Accumulation of Amikacin in Synovial Fluid After Regional Limb Perfusion of Amikacin Sulfate Alone and in Combination With Ticarcillin/Clavulanate in Horses

Alanna J. Zantingh, Wayne S. Schwark, Susan L. Fubini and Ashlee E. Watts
April 2014
Veterinary Surgery


To determine the effect of regional limb perfusion (RLP) with amikacin sulfate alone and in combination with ticarcillin/clavulanate on synovial fluid concentration and antimicrobial activity of amikacin.
Sample Population

Experimental study.

RLP with amikacin alone (A; 2.5 g) or amikacin and ticarcillin/clavulanate (AT; 2.5 g amikacin, 7 g ticarcillin/clavulanate) was performed with a tourniquet placed at mid-antebrachium in standing, sedated horses. Perfusate blood was collected immediately after injection and again before tourniquet release. Blood from the jugular vein was collected before tourniquet release. Synovial fluid from the middle carpal joint was collected 0, 30, and 60 minutes after tourniquet release. Amikacin concentration and antimicrobial activity of synovial fluid against Escherichia coli, Staphylococcus aureus, Klebsiella pneumoniae, and Pseudomonas aeruginosa were determined.

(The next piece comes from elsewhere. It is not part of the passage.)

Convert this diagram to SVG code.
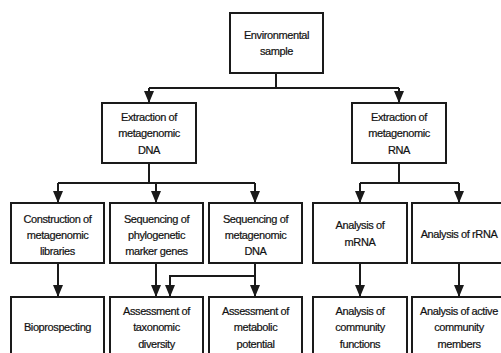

There was significantly lower amikacin concentration in the middle carpal joint synovial fluid of group AT compared with group A at 30 minutes (AT = median 4.4 µg/mL, IQR 3.0–11.2 µg/mL; A = 17.5 µg/mL, 6.6–80.1 µg/mL) and 60 minutes (AT = median 4.6 µg/mL, IQR 3.1–8.1 µg/mL; A = 15.0 µg/mL, 6.7–61.7 µg/mL) after tourniquet release. Zones of inhibition for ticarcillin-resistant Klebsiella pneumoniae from group AT were significantly smaller than group A from synovial fluid at 30 and 60 minutes after tourniquet release and in the perfusate serum before tourniquet release.

The combination of amikacin with ticarcillin/clavulanate during RLP resulted in significantly lower amikacin synovial concentration and antimicrobial activity on amikacin susceptible and ticarcillin resistant cultures compared with amikacin alone.